One strength of this study is the application of high-resolution imaging with 3-dimensional manipulations to simulate surgical scenarios and permit the identification of anatomic and arthroscopic landmarks to address a surgical risk. Moreover, this design allows for highly accurate measurements and can be performed on individuals preoperatively (software is commercially available at minimal to no cost). Our study sample were all patients with FAI and thus represents the population undergoing hip arthroscopy, resulting in strong external reliability, and with a large enough sample to develop statistically supported conclusions.

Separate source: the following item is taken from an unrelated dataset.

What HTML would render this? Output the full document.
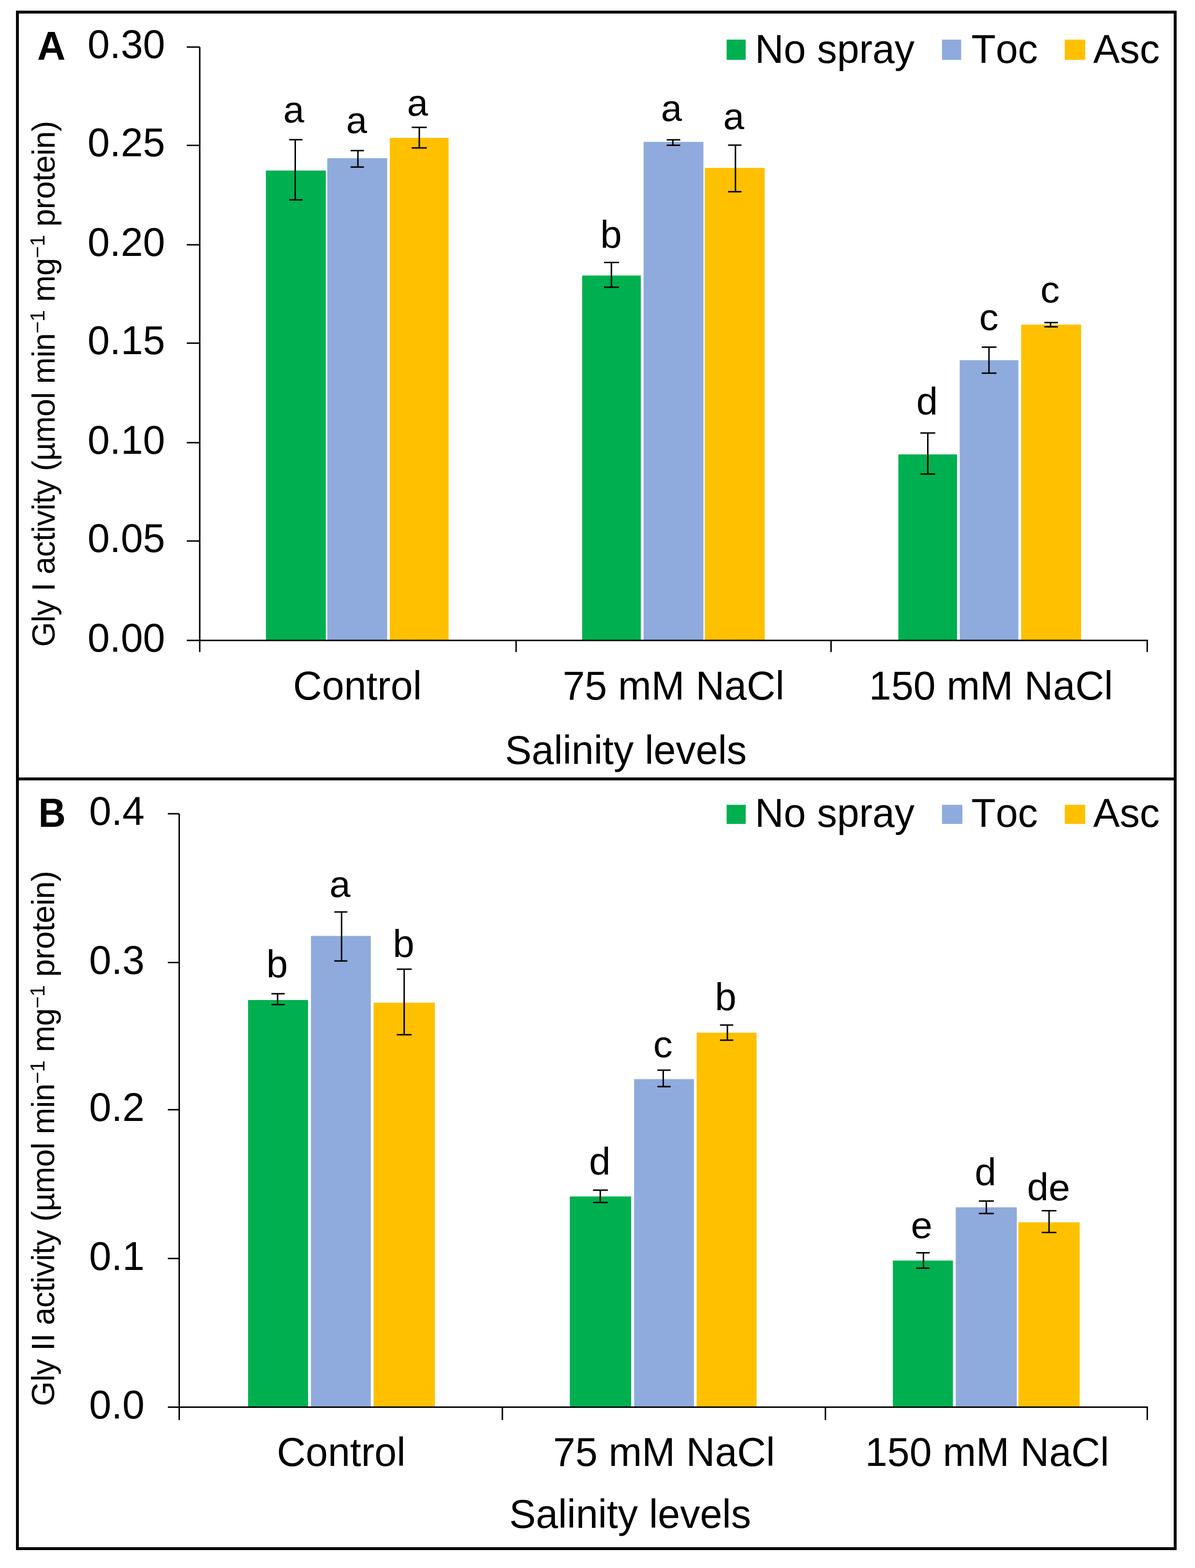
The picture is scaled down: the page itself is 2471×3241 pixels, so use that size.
<!DOCTYPE html><html><head><meta charset="utf-8"><title>Gly I and Gly II activity</title><style>html,body{margin:0;padding:0;background:#fff;}svg{display:block;}text{font-kerning:none;font-feature-settings:"kern" 0;}</style></head><body>
<svg width="2471" height="3241" viewBox="0 0 2471 3241" font-family="Liberation Sans, Arial, sans-serif">
<rect x="0" y="0" width="2471" height="3241" fill="#fff"/>
<rect x="36" y="25" width="2394" height="3176" fill="none" stroke="#000" stroke-width="6"/>
<line x1="33" y1="1610" x2="2433" y2="1610" stroke="#000" stroke-width="6"/>
<rect x="549.8" y="352.5" width="124.00" height="971.20" fill="#00B050"/>
<rect x="676.7" y="327" width="123.90" height="996.70" fill="#8FAADC"/>
<rect x="806.1" y="285" width="121.50" height="1038.70" fill="#FFC000"/>
<rect x="1203.75" y="569.5" width="121.25" height="754.20" fill="#00B050"/>
<rect x="1330.75" y="293.25" width="123.75" height="1030.45" fill="#8FAADC"/>
<rect x="1457.5" y="347" width="123.75" height="976.70" fill="#FFC000"/>
<rect x="1857.6" y="939.25" width="121.40" height="384.45" fill="#00B050"/>
<rect x="1984.5" y="744.5" width="121.25" height="579.20" fill="#8FAADC"/>
<rect x="2111.5" y="671" width="124.00" height="652.70" fill="#FFC000"/>
<path d="M610.5 288.75V413M598 288.75H625.5M598 413H625.5" stroke="#000" stroke-width="3" fill="none"/>
<path d="M740.1 311.25V345.3M725 311.25H752.5M725 345.3H752.5" stroke="#000" stroke-width="3" fill="none"/>
<path d="M867 263.25V305.75M851.25 263.25H882.5M851.25 305.75H882.5" stroke="#000" stroke-width="3" fill="none"/>
<path d="M1264.25 542.5V593.75M1249 542.5H1280M1249 593.75H1280" stroke="#000" stroke-width="3" fill="none"/>
<path d="M1391.3 288.9V300.3M1378.6 288.9H1406.6M1378.6 300.3H1406.6" stroke="#000" stroke-width="3" fill="none"/>
<path d="M1520.75 300V396.25M1505.5 300H1533.25M1505.5 396.25H1533.25" stroke="#000" stroke-width="3" fill="none"/>
<path d="M1918.5 895V979.8M1903.1 895H1933.8M1903.1 979.8H1933.8" stroke="#000" stroke-width="3" fill="none"/>
<path d="M2045 717.5V771.25M2030 717.5H2060.5M2030 771.25H2060.5" stroke="#000" stroke-width="3" fill="none"/>
<path d="M2172.3 666.8V675.5M2159.5 666.8H2187.5M2159.5 675.5H2187.5" stroke="#000" stroke-width="3" fill="none"/>
<path d="M413 97.3V1347.7M386.2 1323.7H2374M386.2 1323.7H413M386.2 1118.2H413M386.2 915.1H413M386.2 709.3H413M386.2 506.1H413M386.2 300.4H413M386.2 97.3H413M1067.2 1323.7V1347.7M1718.4 1323.7V1347.7M2372.2 1323.7V1347.7" stroke="#000" stroke-width="3" fill="none"/>
<text x="341.5" y="1346.7" font-size="82.5" text-anchor="end">0.00</text>
<text x="341.5" y="1141.2" font-size="82.5" text-anchor="end">0.05</text>
<text x="341.5" y="938.1" font-size="82.5" text-anchor="end">0.10</text>
<text x="341.5" y="732.3" font-size="82.5" text-anchor="end">0.15</text>
<text x="341.5" y="529.1" font-size="82.5" text-anchor="end">0.20</text>
<text x="341.5" y="323.4" font-size="82.5" text-anchor="end">0.25</text>
<text x="341.5" y="120.3" font-size="82.5" text-anchor="end">0.30</text>
<text transform="translate(607.5,252.8) scale(1,0.97)" font-size="78" text-anchor="middle">a</text>
<text transform="translate(737.5,275.2) scale(1,0.97)" font-size="78" text-anchor="middle">a</text>
<text transform="translate(863.4,239) scale(1,0.97)" font-size="78" text-anchor="middle">a</text>
<text transform="translate(1263.4,512.3) scale(1,1)" font-size="80" text-anchor="middle">b</text>
<text transform="translate(1388.5,250.3) scale(1,0.97)" font-size="78" text-anchor="middle">a</text>
<text transform="translate(1517.2,267) scale(1,0.97)" font-size="78" text-anchor="middle">a</text>
<text transform="translate(1917,856.5) scale(1,1)" font-size="80" text-anchor="middle">d</text>
<text transform="translate(2044.7,681.5) scale(1,0.95)" font-size="80" text-anchor="middle">c</text>
<text transform="translate(2171.3,625.2) scale(1,0.95)" font-size="80" text-anchor="middle">c</text>
<text x="739.1" y="1445.5" font-size="82.5" text-anchor="middle">Control</text>
<text x="1392.6" y="1445.5" font-size="82.5" text-anchor="middle">75 mM NaCl</text>
<text x="2049.2" y="1445.5" font-size="82.5" text-anchor="middle">150 mM NaCl</text>
<text x="1294.2" y="1578.5" font-size="82.5" text-anchor="middle">Salinity levels</text>
<text transform="translate(77.1,123.6) scale(0.963,1)" font-size="84" font-weight="bold">A</text>
<rect x="1502.5" y="81.9" width="39.4" height="41.8" fill="#00B050"/>
<rect x="1947.9" y="81.9" width="39.6" height="41.8" fill="#8FAADC"/>
<rect x="2201.7" y="81.9" width="42.3" height="41.8" fill="#FFC000"/>
<text x="1561" y="129.5" font-size="82.5">No spray</text>
<text x="2008.5" y="129.5" font-size="82.5">Toc</text>
<text x="2260.5" y="129.5" font-size="82.5">Asc</text>
<text transform="translate(112.6,1337) rotate(-90)" font-size="66" textLength="1087.3" lengthAdjust="spacing">Gly I activity (µmol min<tspan font-size="43" dy="-20.5">−1</tspan><tspan dy="20.5"> mg</tspan><tspan font-size="43" dy="-20.5">−1</tspan><tspan dy="20.5"> protein)</tspan></text>
<rect x="513" y="2067" width="124.00" height="841.50" fill="#00B050"/>
<rect x="643" y="1934.5" width="123.75" height="974.00" fill="#8FAADC"/>
<rect x="772.5" y="2072.5" width="126.75" height="836.00" fill="#FFC000"/>
<rect x="1178.25" y="2473" width="126.75" height="435.50" fill="#00B050"/>
<rect x="1311.25" y="2230.5" width="123.75" height="678.00" fill="#8FAADC"/>
<rect x="1440.5" y="2134.5" width="124.00" height="774.00" fill="#FFC000"/>
<rect x="1846.25" y="2605.5" width="124.25" height="303.00" fill="#00B050"/>
<rect x="1976.25" y="2495.5" width="126.25" height="413.00" fill="#8FAADC"/>
<rect x="2105.75" y="2526.5" width="126.75" height="382.00" fill="#FFC000"/>
<path d="M574 2054V2076.5M561.25 2054H588.75M561.25 2076.5H588.75" stroke="#000" stroke-width="3" fill="none"/>
<path d="M706.3 1885V1986.25M691.25 1885H718.25M691.25 1986.25H718.25" stroke="#000" stroke-width="3" fill="none"/>
<path d="M835.75 2003.25V2138.75M820.5 2003.25H851.25M820.5 2138.75H851.25" stroke="#000" stroke-width="3" fill="none"/>
<path d="M1241.25 2460V2485.5M1226.25 2460H1257M1226.25 2485.5H1257" stroke="#000" stroke-width="3" fill="none"/>
<path d="M1371.4 2212V2246.1M1359.25 2212H1386.75M1359.25 2246.1H1386.75" stroke="#000" stroke-width="3" fill="none"/>
<path d="M1504.1 2118.75V2150.1M1488.75 2118.75H1516.25M1488.75 2150.1H1516.25" stroke="#000" stroke-width="3" fill="none"/>
<path d="M1909.5 2589.5V2621.25M1894.5 2589.5H1922.5M1894.5 2621.25H1922.5" stroke="#000" stroke-width="3" fill="none"/>
<path d="M2039.5 2482.5V2508.25M2024.25 2482.5H2055M2024.25 2508.25H2055" stroke="#000" stroke-width="3" fill="none"/>
<path d="M2169.25 2502.5V2547.5M2154 2502.5H2184.5M2154 2547.5H2184.5" stroke="#000" stroke-width="3" fill="none"/>
<path d="M370.6 1682V2935.2M347 2908.5H2373.75M347 2908.5H370.6M347 2601.3H370.6M347 2293.8H370.6M347 1989.4H370.6M347 1682H370.6M1038.8 2908.5V2935.2M1706.8 2908.5V2935.2M2372.3 2908.5V2935.2" stroke="#000" stroke-width="3" fill="none"/>
<text x="299" y="2931.8" font-size="82.5" text-anchor="end">0.0</text>
<text x="299" y="2624.6" font-size="82.5" text-anchor="end">0.1</text>
<text x="299" y="2317.1" font-size="82.5" text-anchor="end">0.2</text>
<text x="299" y="2012.7" font-size="82.5" text-anchor="end">0.3</text>
<text x="299" y="1705.3" font-size="82.5" text-anchor="end">0.4</text>
<text transform="translate(573,2020.3) scale(1,1)" font-size="80" text-anchor="middle">b</text>
<text transform="translate(703,1854) scale(1,0.97)" font-size="78" text-anchor="middle">a</text>
<text transform="translate(834.5,1978) scale(1,1)" font-size="80" text-anchor="middle">b</text>
<text transform="translate(1240.3,2428) scale(1,1)" font-size="80" text-anchor="middle">d</text>
<text transform="translate(1370.8,2184.6) scale(1,0.95)" font-size="80" text-anchor="middle">c</text>
<text transform="translate(1500.4,2088) scale(1,1)" font-size="80" text-anchor="middle">b</text>
<text transform="translate(1905.8,2559) scale(1,0.94)" font-size="80" text-anchor="middle">e</text>
<text transform="translate(2037.8,2450) scale(1,1)" font-size="80" text-anchor="middle">d</text>
<text transform="translate(2123.7,2481) scale(1,1)" font-size="80">d</text>
<text transform="translate(2168.18,2481) scale(1,0.94)" font-size="80">e</text>
<text x="705.5" y="3030" font-size="82.5" text-anchor="middle">Control</text>
<text x="1373" y="3030" font-size="82.5" text-anchor="middle">75 mM NaCl</text>
<text x="2041.1" y="3030" font-size="82.5" text-anchor="middle">150 mM NaCl</text>
<text x="1303" y="3158" font-size="82.5" text-anchor="middle">Salinity levels</text>
<text transform="translate(79.4,1708.5) scale(0.93,1)" font-size="84" font-weight="bold">B</text>
<rect x="1502.5" y="1663.5" width="39.5" height="39.5" fill="#00B050"/>
<rect x="1947.9" y="1663.5" width="42.1" height="39.5" fill="#8FAADC"/>
<rect x="2201.7" y="1663.5" width="42.3" height="39.5" fill="#FFC000"/>
<text x="1561" y="1709" font-size="82.5">No spray</text>
<text x="2008.5" y="1709" font-size="82.5">Toc</text>
<text x="2260.5" y="1709" font-size="82.5">Asc</text>
<text transform="translate(112.4,2906.5) rotate(-90)" font-size="66" textLength="1106.4" lengthAdjust="spacing">Gly II activity (µmol min<tspan font-size="43" dy="-20.5">−1</tspan><tspan dy="20.5"> mg</tspan><tspan font-size="43" dy="-20.5">−1</tspan><tspan dy="20.5"> protein)</tspan></text>
</svg></body></html>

There are several limitations to this study. The safe zones are not guarantees and do not account for statistical outliers. In addition, we cannot account for the dynamic environment of the operating room where capsular pressurization, leg positioning, and patient positioning may be additional variables. We cannot provide a recommendation for avoiding vascular injury when performing cam osteoplasties on posterior-superior lesions. It is important to note that our safe zones are intended for visual estimates during surgery.
Conclusion
A surgeon needs to be aware of the location of the blood supply to the femoral head to avoid significant complications during hip arthroscopy. This is particularly relevant in femoral osteoplasty for cam impingement on the femoral head/neck and for psoas tendon release. This study demonstrates the blood supply is at theoretical risk during these interventions. However, by using defined anatomic landmarks as a guide, one can minimize complications by operating within these safe zones.